3. Sachlage im Streitfall
Der Kläger war zu einem Drittel an einer GmbH beteiligt und hatte den Erwerb seines Anteils vollständig fremdfinanziert. Zum Zweck des Abzugs der Schuldzinsen beantragte er das TEV. Obwohl er seinen Anteil 2010 verkaufte und weiterhin Schuldzinsen aus dem Darlehen entstanden, machte er diese in den Jahren 2011 bis 2014 als Werbungskosten geltend.
Das Finanzamt (FA) lehnte den Abzug ab, da es die Voraussetzungen für den Werbungskostenabzug nach der Veräußerung als nicht mehr gegeben ansah. Das Finanzgericht gab der anschließenden Klage jedoch statt. Der BFH bestätigte diese Entscheidung und wies die Revision des FA zurück.

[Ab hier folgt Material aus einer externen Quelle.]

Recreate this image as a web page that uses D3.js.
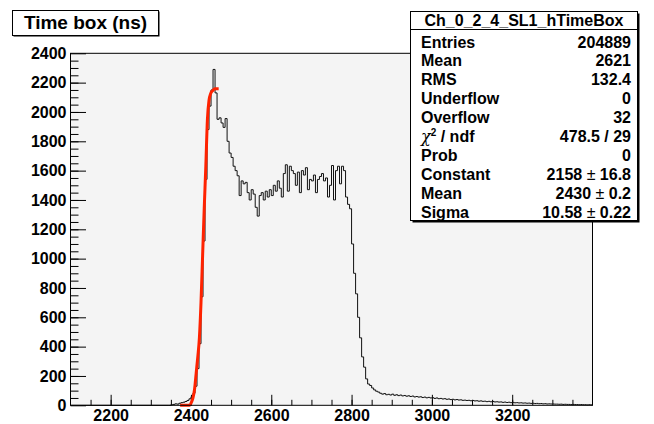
<!DOCTYPE html>
<html>
<head>
<meta charset="utf-8">
<script src="https://cdn.jsdelivr.net/npm/d3@7"></script>
<style>
body { margin: 0; background: #fff; }
svg { display: block; font-family: "Liberation Sans", Arial, Helvetica, sans-serif; }
</style>
</head>
<body>
<svg id="svg"></svg>
<script>
var larghezza = 654;
var altezza = 424;
var frameLeft = 70.5, frameRight = 592.5, frameTop = 53.3, frameBottom = 405.3;

var title = "Time box (ns)";
var histName = "Ch_0_2_4_SL1_hTimeBox";
var xMin = 2100, xMax = 3400, yMax = 2400;

// histogram bins (5 ns), first bin starts at 2345, everything before is empty
var binStart = 2345;
var binWidth = 5;
var counts = [
    0, 4, 6, 10, 8, 14, 18, 21, 26, 33,
    44, 58, 82, 130, 250, 420, 740, 1120, 1540, 1880,
    2040, 2150, 2290, 2130, 1950, 1960, 1925, 1895, 1955, 1800,
    1720, 1690, 1630, 1600, 1565, 1430, 1530, 1510, 1520, 1450,
    1400, 1470, 1440, 1350, 1290, 1430, 1450, 1400, 1460, 1420,
    1470, 1430, 1500, 1460, 1530, 1480, 1420, 1580, 1640, 1460,
    1630, 1600, 1580, 1500, 1590, 1450, 1600, 1570, 1620, 1470,
    1540, 1530, 1570, 1450, 1540, 1560, 1580, 1530, 1550, 1420,
    1500, 1635, 1400, 1600, 1630, 1510, 1630, 1600, 1420, 1370,
    1340, 1100, 900, 760, 600, 460, 330, 260, 180, 145,
    135, 118, 105, 96, 90, 82, 76, 80, 72, 75,
    70, 76, 68, 72, 66, 70, 64, 67, 62, 65,
    60, 63, 57, 60, 56, 58, 53, 56, 51, 54,
    50, 52, 47, 50, 45, 47, 43, 45, 41, 43,
    39, 41, 37, 39, 36, 37, 34, 35, 33, 34,
    31, 33, 30, 31, 28, 30, 27, 28, 25, 27,
    24, 26, 23, 24, 22, 23, 20, 22, 19, 21,
    18, 20, 17, 18, 16, 17, 15, 16, 14, 15,
    13, 14, 12, 13, 11, 12, 10, 11, 9, 10,
    9, 9, 8, 8, 7, 8, 6, 7, 6, 6,
    5, 6, 5, 5, 4, 5, 4, 4, 3, 4,
    3
];

// gaussian fit curve as drawn
var fitX = [2373, 2397, 2401, 2405, 2409, 2413, 2417, 2421, 2425, 2429, 2433, 2437, 2441, 2445, 2449, 2454, 2460, 2469];
var fitY = [0, 0, 20, 50, 110, 220, 330, 460, 700, 1020, 1340, 1630, 1950, 2080, 2125, 2145, 2158, 2158];

var xTicks = [2200, 2400, 2600, 2800, 3000, 3200];
var yTicks = [0, 200, 400, 600, 800, 1000, 1200, 1400, 1600, 1800, 2000, 2200, 2400];

var statLabels = ["Entries", "Mean", "RMS", "Underflow", "Overflow", "chi2", "Prob", "Constant", "Mean", "Sigma"];
var statValues = ["204889", "2621", "132.4", "0", "32", "478.5 / 29", "0", "2158 ± 16.8", "2430 ± 0.2", "10.58 ± 0.22"];


function draw() {
    var svg = d3.select("#svg");
    svg.attr("width", larghezza).attr("height", altezza);

    var x = d3.scaleLinear().domain([xMin, xMax]).range([frameLeft, frameRight]);
    var y = d3.scaleLinear().domain([0, yMax]).range([frameBottom, frameTop]);

    svg.append("rect")
        .attr("x", frameLeft).attr("y", frameTop)
        .attr("width", frameRight - frameLeft).attr("height", frameBottom - frameTop)
        .style("fill", "#f4f4f4");

    drawAxes(svg, x, y);
    drawHist(svg, x, y);
    drawFit(svg, x, y);

    svg.append("rect")
        .attr("x", frameLeft).attr("y", frameTop)
        .attr("width", frameRight - frameLeft).attr("height", frameBottom - frameTop)
        .style("fill", "none").style("stroke", "black").style("stroke-width", "1px");

    drawTitle(svg);
    drawStats(svg);
}

function drawAxes(svg, x, y) {
    var xMinor = d3.range(2150, xMax, 50);
    var yMinor = d3.range(50, yMax, 50);
    var fmt = d3.format("d");

    svg.append("g")
        .attr("transform", "translate(0," + frameBottom + ")")
        .call(d3.axisBottom(x).tickValues(xMinor).tickSize(-5.5).tickSizeOuter(0).tickFormat(""))
        .call(function (g) { g.select(".domain").remove(); });

    svg.append("g")
        .attr("transform", "translate(0," + frameBottom + ")")
        .call(d3.axisBottom(x).tickValues(xTicks).tickSize(-10.5).tickSizeOuter(0).tickPadding(4).tickFormat(fmt))
        .call(function (g) { g.select(".domain").remove(); })
        .selectAll("text")
        .style("font-size", "16px").style("font-weight", "bold").style("fill", "black");

    svg.append("g")
        .attr("transform", "translate(" + frameLeft + ",0)")
        .call(d3.axisLeft(y).tickValues(yMinor).tickSize(-8).tickSizeOuter(0).tickFormat(""))
        .call(function (g) { g.select(".domain").remove(); });

    svg.append("g")
        .attr("transform", "translate(" + frameLeft + ",0)")
        .call(d3.axisLeft(y).tickValues(yTicks).tickSize(-15.5).tickSizeOuter(0).tickPadding(4).tickFormat(fmt))
        .call(function (g) { g.select(".domain").remove(); })
        .selectAll("text")
        .style("font-size", "16px").style("font-weight", "bold").style("fill", "black");

    svg.selectAll(".tick line").style("stroke", "black");
}

function drawHist(svg, x, y) {
    var pts = [[xMin, 0], [binStart, 0]];
    counts.forEach(function (c, i) {
        pts.push([binStart + i * binWidth, c]);
    });
    pts.push([binStart + counts.length * binWidth, counts[counts.length - 1]]);

    var line = d3.line()
        .x(function (d) { return x(d[0]); })
        .y(function (d) { return y(d[1]); })
        .curve(d3.curveStepAfter);

    svg.append("path")
        .attr("d", line(pts))
        .style("fill", "none")
        .style("stroke", "#111")
        .style("stroke-width", "1px");
}

function drawFit(svg, x, y) {
    var pts = fitX.map(function (v, i) { return [v, fitY[i]]; });
    var line = d3.line()
        .x(function (d) { return x(d[0]); })
        .y(function (d) { return y(d[1]); })
        .curve(d3.curveMonotoneX);

    svg.append("path")
        .attr("d", line(pts))
        .style("fill", "none")
        .style("stroke", "#ff2200")
        .style("stroke-width", "3px")
        .style("stroke-linejoin", "round");
}

function drawTitle(svg) {
    svg.append("rect")
        .attr("x", 13.5).attr("y", 11.5).attr("width", 146).attr("height", 25)
        .style("fill", "black");
    svg.append("rect")
        .attr("x", 12.5).attr("y", 10.5).attr("width", 146).attr("height", 25)
        .style("fill", "white").style("stroke", "black").style("stroke-width", "1px");
    svg.append("text")
        .attr("x", 85.5).attr("y", 29)
        .attr("text-anchor", "middle")
        .style("font-size", "19px").style("font-weight", "bold")
        .text(title);
}

function drawStats(svg) {
    var bx = 410.5, by = 11.5, bw = 227, bh = 209;

    svg.append("rect")
        .attr("x", bx + 2).attr("y", by + 2).attr("width", bw).attr("height", bh)
        .style("fill", "black");
    svg.append("rect")
        .attr("x", bx).attr("y", by).attr("width", bw).attr("height", bh)
        .style("fill", "white").style("stroke", "black").style("stroke-width", "1px");
    svg.append("line")
        .attr("x1", bx).attr("x2", bx + bw).attr("y1", 29.5).attr("y2", 29.5)
        .style("stroke", "black").style("stroke-width", "1px");

    svg.append("text")
        .attr("x", bx + bw / 2).attr("y", 26)
        .attr("text-anchor", "middle")
        .style("font-size", "16px").style("font-weight", "bold")
        .text(histName);

    statLabels.forEach(function (lab, i) {
        var yy = 47.5 + i * 18.9;
        var t = svg.append("text")
            .attr("x", 421).attr("y", yy)
            .style("font-size", "16px").style("font-weight", "bold");
        if (lab === "chi2") {
            t.append("tspan").style("font-weight", "normal").style("font-family", "'DejaVu Serif', serif").style("font-style", "italic").text("χ");
            t.append("tspan").attr("dy", -6).style("font-size", "10px").text("2");
            t.append("tspan").attr("dy", 6).text(" / ndf");
        } else {
            t.text(lab);
        }

        var v = svg.append("text")
            .attr("x", 631).attr("y", yy)
            .attr("text-anchor", "end")
            .style("font-size", "16px").style("font-weight", "bold");
        var parts = statValues[i].split("±");
        if (parts.length === 2) {
            v.append("tspan").text(parts[0]);
            v.append("tspan").style("font-weight", "normal").text("±");
            v.append("tspan").text(parts[1]);
        } else {
            v.text(statValues[i]);
        }
    });
}

draw();
</script>
</body>
</html>
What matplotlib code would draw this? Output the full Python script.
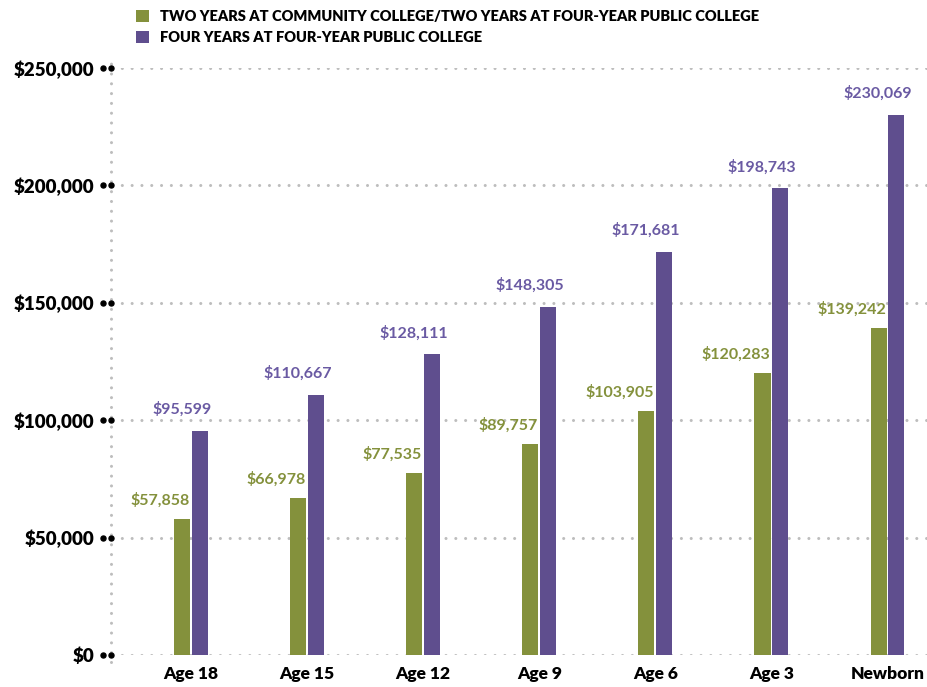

4. Voraussetzungen für die Inanspruchnahme des TEV
- Das TEV ist optional und kann bei Einkünften aus Kapitalvermögen unter bestimmten Bedingungen anstelle der Abgeltungssteuer angewendet werden.
- Voraussetzung für die Antragstellung ist, dass der Steuerpflichtige:
- Im Jahr der Antragstellung unmittelbar oder mittelbar zu mindestens 25 % an der Kapitalgesellschaft beteiligt ist (§ 32d Abs. 2 Nr. 3 Satz 1 Buchst. a EStG) oder
- Zu mindestens 1 % an der Kapitalgesellschaft beteiligt und beruflich für diese tätig ist (§ 32d Abs. 2 Nr. 3 Satz 1 Buchst. b EStG).
- Der Antrag muss spätestens mit der Steuererklärung für den jeweiligen Veranlagungszeitraum gestellt werden und gilt für die folgenden vier Veranlagungszeiträume.
5. BFH-Urteil: Anwendung der Grundsätze
- Nach der Auffassung des BFH ist der Werbungskostenabzug auch dann möglich, wenn die Voraussetzungen in den Folgejahren nach der Antragstellung entfallen (z. B. durch Veräußerung der Beteiligung).
- Der BFH begründet dies damit, dass der Gesetzgeber den mit dem Erwerb der Beteiligung zusammenhängenden Aufwand aus dem Werbungskostenabzugsverbot ausnehmen wollte. Dieser Zweck bleibt bestehen, selbst wenn aus der Beteiligung keine Einkünfte mehr erzielt werden können.
- In dem Streitfall konnte der Kläger daher die Schuldzinsen auch nach der Veräußerung seiner Beteiligung als Werbungskosten abziehen.
6. Praxishinweis
- Antragstellung: Ein Antrag auf das TEV kann nur im Jahr der entsprechenden Beteiligung gestellt werden. Ein nach der Veräußerung der Beteiligung gestellter Antrag ist unwirksam und ermöglicht keinen Abzug von Schuldzinsen als Werbungskosten.
- Frist: Steuerpflichtige sollten den Antrag rechtzeitig stellen, um die Vorteile des TEV und den Abzug nachlaufender Aufwendungen auch nach einer Veräußerung nutzen zu können.
Zusammenfassung
Der BFH hat klargestellt, dass der Abzug von Werbungskosten unter Anwendung des TEV auch dann möglich ist, wenn die Voraussetzungen für den Abzug in den Folgejahren entfallen. Entscheidend ist, dass die Voraussetzungen im Jahr der Antragstellung erfüllt sind. Durch diese Entscheidung ist es auch nach der Veräußerung von Beteiligungen möglich, nachlaufende Aufwendungen wie Schuldzinsen als Werbungskosten geltend zu machen.
Wichtig: Steuerpflichtige sollten sich bewusst sein, dass eine rechtzeitige Antragstellung notwendig ist. Ein Antrag, der nach der Veräußerung der Anteile gestellt wird, erfüllt nicht die Voraussetzungen des TEV und ermöglicht keinen Abzug von nachlaufenden Aufwendungen.